- PROBLEM REQUIREMENTS:
Output the material beneath this task exactly, images excluded.

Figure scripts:
---

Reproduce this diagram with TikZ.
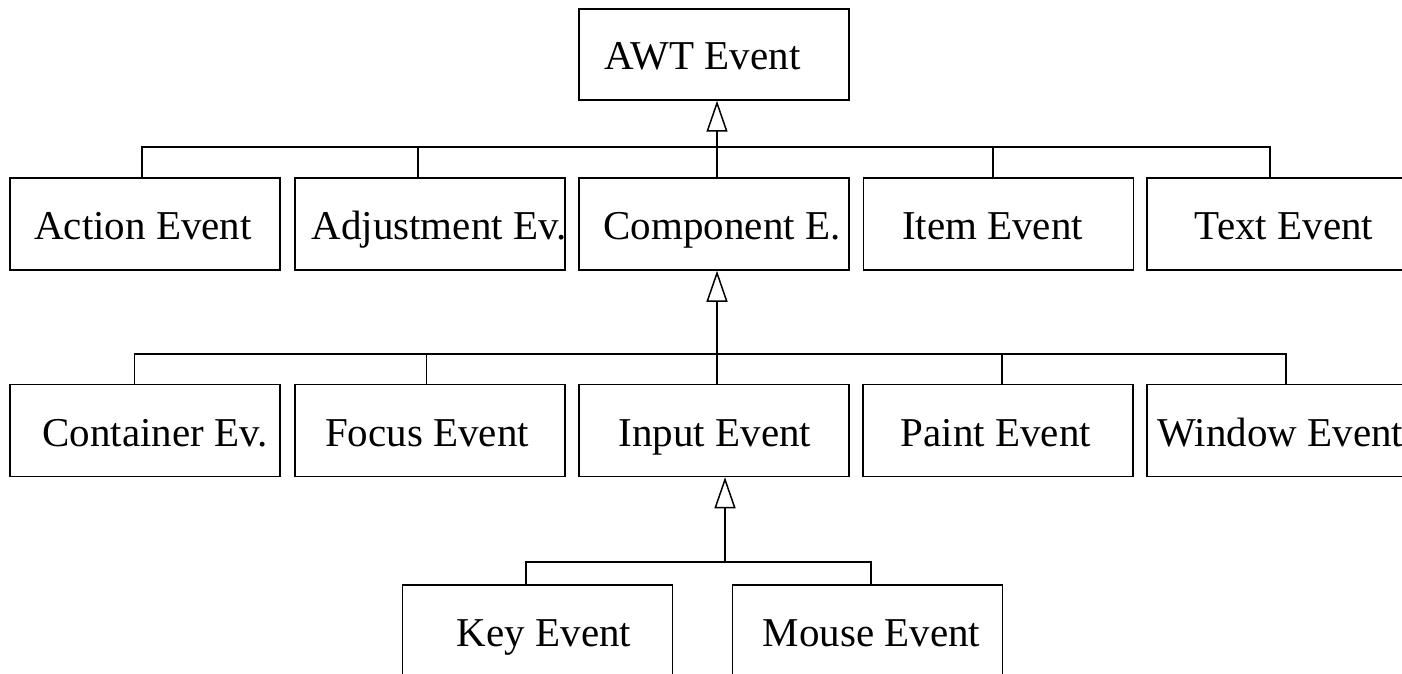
\documentclass[tikz,border=0pt]{standalone}
\usepackage{fontspec}
\setmainfont{Liberation Serif}
\usetikzlibrary{arrows.meta}
% label set in a zero-width box, moved sideways by #1 pt from the box centre
\newcommand\boxlabel[2]{\makebox[0pt]{\hspace*{#1pt}\hspace*{#1pt}#2}}
\begin{document}
\begin{tikzpicture}[x=1pt,y=-1pt,
  box/.style={draw, line width=1.5pt, minimum width=270pt, minimum height=92pt,
    inner sep=0pt, text height=31pt, text depth=0pt,
    font=\fontsize{41}{49}\selectfont},
  link/.style={line width=1.5pt},
  inh/.style={line width=1.5pt, -{Triangle[open, length=31pt, width=21pt, line width=1.5pt]}}]
\useasboundingbox (0,0) rectangle (1402,674);
\clip (0,0) rectangle (1402,674);

% root class
\node[box, minimum height=91pt] (awt) at (714,54.5) {\boxlabel{-11.5}{AWT Event}};

% first level
\node[box] (act)  at (145,224)    {\boxlabel{-2}{Action Event}};
\node[box] (adj)  at (430,224)    {\boxlabel{9}{Adjustment Ev.}};
\node[box] (comp) at (714,224)    {\boxlabel{8}{Component E.}};
\node[box] (item) at (998.5,224)  {\boxlabel{-6}{Item Event}};
\node[box] (text) at (1282,224)   {\boxlabel{2}{Text Event}};

% second level
\node[box] (cont) at (145,430.5)  {\boxlabel{10}{Container Ev.}};
\node[box] (foc)  at (430,430.5)  {\boxlabel{-3}{Focus Event}};
\node[box] (inp)  at (714,430.5)  {\boxlabel{1}{Input Event}};
\node[box] (pnt)  at (998,430.5)  {\boxlabel{-2}{Paint Event}};
\node[box] (win)  at (1282,430.5) {\boxlabel{-1.5}{Window Event}};

% third level
\node[box] (key)  at (537.5,631)  {\boxlabel{6.5}{Key Event}};
\node[box] (mou)  at (867.5,631)  {\boxlabel{4}{Mouse Event}};

% bus lines
\coordinate (bA) at (717,147);
\coordinate (bB) at (717,354);
\coordinate (bC) at (725,562);

% AWT Event subclasses
\draw[inh] (comp.north -| bA) -- (awt.south -| bA);
\draw[link] (act.north -| 142,0) |- (bA) -| (text.north -| 1270,0);
\draw[link] (adj.north -| 418,0) -- (418,147);
\draw[link] (item.north -| 993,0) -- (993,147);

% Component Event subclasses
\draw[inh] (inp.north -| bB) -- (comp.south -| bB);
\draw[link] (cont.north -| 134.5,0) |- (bB) -| (win.north -| 1286,0);
\draw[link] (foc.north -| 426.5,0) -- (426.5,354);
\draw[link] (pnt.north -| 1002,0) -- (1002,354);

% Input Event subclasses
\draw[inh] (bC) -- (inp.south -| bC);
\draw[link] (key.north -| 526,0) |- (bC) -| (mou.north -| 871,0);
\end{tikzpicture}
\end{document}
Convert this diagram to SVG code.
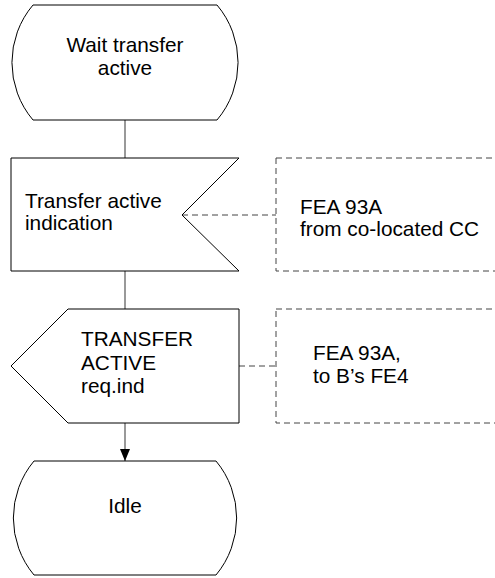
<svg xmlns="http://www.w3.org/2000/svg" width="495" height="578" viewBox="0 0 495 578">
<style>
.shape{fill:#fff;stroke:#000;stroke-width:1}
.conn{fill:none;stroke:#555;stroke-width:1.2}
.dash{fill:none;stroke:#444;stroke-width:1;stroke-dasharray:6,4}
text{font-family:"Liberation Sans",Arial,sans-serif;font-size:20.8px;fill:#000}
.c{text-anchor:middle}
</style>
<defs>
<marker id="arr" markerWidth="12" markerHeight="10" refX="12" refY="5" orient="auto" markerUnits="userSpaceOnUse">
<path d="M0,0 L12,5 L0,10 Z" fill="#000"/>
</marker>
</defs>
<g id="connectors">
<line class="conn" x1="125" y1="120" x2="125" y2="158"/>
<line class="conn" x1="125" y1="271" x2="125" y2="309"/>
<line class="conn" x1="125" y1="423" x2="125" y2="461" marker-end="url(#arr)"/>
<line class="dash" x1="182" y1="215" x2="276" y2="215"/>
<line class="dash" x1="239" y1="366" x2="276" y2="366"/>
</g>
<g id="state-wait">
<path class="shape" d="M33,5 L217,5 A89,89 0 0 1 217,120 L33,120 A89,89 0 0 1 33,5 Z"/>
<text class="c" x="125" y="52">Wait transfer</text>
<text class="c" x="125" y="75">active</text>
</g>
<g id="input-transfer">
<path class="shape" d="M11,158 L239,158 L182,215 L239,271 L11,271 Z"/>
<text x="25" y="208">Transfer active</text>
<text x="25" y="230">indication</text>
</g>
<g id="comment1">
<rect class="dash" x="276" y="158" width="240" height="113"/>
<text x="300" y="214">FEA 93A</text>
<text x="300" y="236">from co-located CC</text>
</g>
<g id="output-transfer">
<path class="shape" d="M68,309 L239,309 L239,423 L68,423 L11,366 Z"/>
<text x="81" y="346">TRANSFER</text>
<text x="81" y="370">ACTIVE</text>
<text x="81" y="393">req.ind</text>
</g>
<g id="comment2">
<rect class="dash" x="276" y="309" width="240" height="114"/>
<text x="313" y="360">FEA 93A,</text>
<text x="313" y="383">to B’s FE4</text>
</g>
<g id="state-idle">
<path class="shape" d="M34,461 L216,461 A89,89 0 0 1 216,575 L34,575 A89,89 0 0 1 34,461 Z"/>
<text class="c" x="125" y="513">Idle</text>
</g>
</svg>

---

- RESULT:
Reproduce this diagram with TikZ.
\documentclass[tikz,border=0pt]{standalone}
\usepackage{fontspec}
\setmainfont{Liberation Serif}
\usetikzlibrary{arrows.meta}
% label set in a zero-width box, moved sideways by #1 pt from the box centre
\newcommand\boxlabel[2]{\makebox[0pt]{\hspace*{#1pt}\hspace*{#1pt}#2}}
\begin{document}
\begin{tikzpicture}[x=1pt,y=-1pt,
  box/.style={draw, line width=1.5pt, minimum width=270pt, minimum height=92pt,
    inner sep=0pt, text height=31pt, text depth=0pt,
    font=\fontsize{41}{49}\selectfont},
  link/.style={line width=1.5pt},
  inh/.style={line width=1.5pt, -{Triangle[open, length=31pt, width=21pt, line width=1.5pt]}}]
\useasboundingbox (0,0) rectangle (1402,674);
\clip (0,0) rectangle (1402,674);

% root class
\node[box, minimum height=91pt] (awt) at (714,54.5) {\boxlabel{-11.5}{AWT Event}};

% first level
\node[box] (act)  at (145,224)    {\boxlabel{-2}{Action Event}};
\node[box] (adj)  at (430,224)    {\boxlabel{9}{Adjustment Ev.}};
\node[box] (comp) at (714,224)    {\boxlabel{8}{Component E.}};
\node[box] (item) at (998.5,224)  {\boxlabel{-6}{Item Event}};
\node[box] (text) at (1282,224)   {\boxlabel{2}{Text Event}};

% second level
\node[box] (cont) at (145,430.5)  {\boxlabel{10}{Container Ev.}};
\node[box] (foc)  at (430,430.5)  {\boxlabel{-3}{Focus Event}};
\node[box] (inp)  at (714,430.5)  {\boxlabel{1}{Input Event}};
\node[box] (pnt)  at (998,430.5)  {\boxlabel{-2}{Paint Event}};
\node[box] (win)  at (1282,430.5) {\boxlabel{-1.5}{Window Event}};

% third level
\node[box] (key)  at (537.5,631)  {\boxlabel{6.5}{Key Event}};
\node[box] (mou)  at (867.5,631)  {\boxlabel{4}{Mouse Event}};

% bus lines
\coordinate (bA) at (717,147);
\coordinate (bB) at (717,354);
\coordinate (bC) at (725,562);

% AWT Event subclasses
\draw[inh] (comp.north -| bA) -- (awt.south -| bA);
\draw[link] (act.north -| 142,0) |- (bA) -| (text.north -| 1270,0);
\draw[link] (adj.north -| 418,0) -- (418,147);
\draw[link] (item.north -| 993,0) -- (993,147);

% Component Event subclasses
\draw[inh] (inp.north -| bB) -- (comp.south -| bB);
\draw[link] (cont.north -| 134.5,0) |- (bB) -| (win.north -| 1286,0);
\draw[link] (foc.north -| 426.5,0) -- (426.5,354);
\draw[link] (pnt.north -| 1002,0) -- (1002,354);

% Input Event subclasses
\draw[inh] (bC) -- (inp.south -| bC);
\draw[link] (key.north -| 526,0) |- (bC) -| (mou.north -| 871,0);
\end{tikzpicture}
\end{document}
Convert this diagram to SVG code.
<svg xmlns="http://www.w3.org/2000/svg" width="495" height="578" viewBox="0 0 495 578">
<style>
.shape{fill:#fff;stroke:#000;stroke-width:1}
.conn{fill:none;stroke:#555;stroke-width:1.2}
.dash{fill:none;stroke:#444;stroke-width:1;stroke-dasharray:6,4}
text{font-family:"Liberation Sans",Arial,sans-serif;font-size:20.8px;fill:#000}
.c{text-anchor:middle}
</style>
<defs>
<marker id="arr" markerWidth="12" markerHeight="10" refX="12" refY="5" orient="auto" markerUnits="userSpaceOnUse">
<path d="M0,0 L12,5 L0,10 Z" fill="#000"/>
</marker>
</defs>
<g id="connectors">
<line class="conn" x1="125" y1="120" x2="125" y2="158"/>
<line class="conn" x1="125" y1="271" x2="125" y2="309"/>
<line class="conn" x1="125" y1="423" x2="125" y2="461" marker-end="url(#arr)"/>
<line class="dash" x1="182" y1="215" x2="276" y2="215"/>
<line class="dash" x1="239" y1="366" x2="276" y2="366"/>
</g>
<g id="state-wait">
<path class="shape" d="M33,5 L217,5 A89,89 0 0 1 217,120 L33,120 A89,89 0 0 1 33,5 Z"/>
<text class="c" x="125" y="52">Wait transfer</text>
<text class="c" x="125" y="75">active</text>
</g>
<g id="input-transfer">
<path class="shape" d="M11,158 L239,158 L182,215 L239,271 L11,271 Z"/>
<text x="25" y="208">Transfer active</text>
<text x="25" y="230">indication</text>
</g>
<g id="comment1">
<rect class="dash" x="276" y="158" width="240" height="113"/>
<text x="300" y="214">FEA 93A</text>
<text x="300" y="236">from co-located CC</text>
</g>
<g id="output-transfer">
<path class="shape" d="M68,309 L239,309 L239,423 L68,423 L11,366 Z"/>
<text x="81" y="346">TRANSFER</text>
<text x="81" y="370">ACTIVE</text>
<text x="81" y="393">req.ind</text>
</g>
<g id="comment2">
<rect class="dash" x="276" y="309" width="240" height="114"/>
<text x="313" y="360">FEA 93A,</text>
<text x="313" y="383">to B’s FE4</text>
</g>
<g id="state-idle">
<path class="shape" d="M34,461 L216,461 A89,89 0 0 1 216,575 L34,575 A89,89 0 0 1 34,461 Z"/>
<text class="c" x="125" y="513">Idle</text>
</g>
</svg>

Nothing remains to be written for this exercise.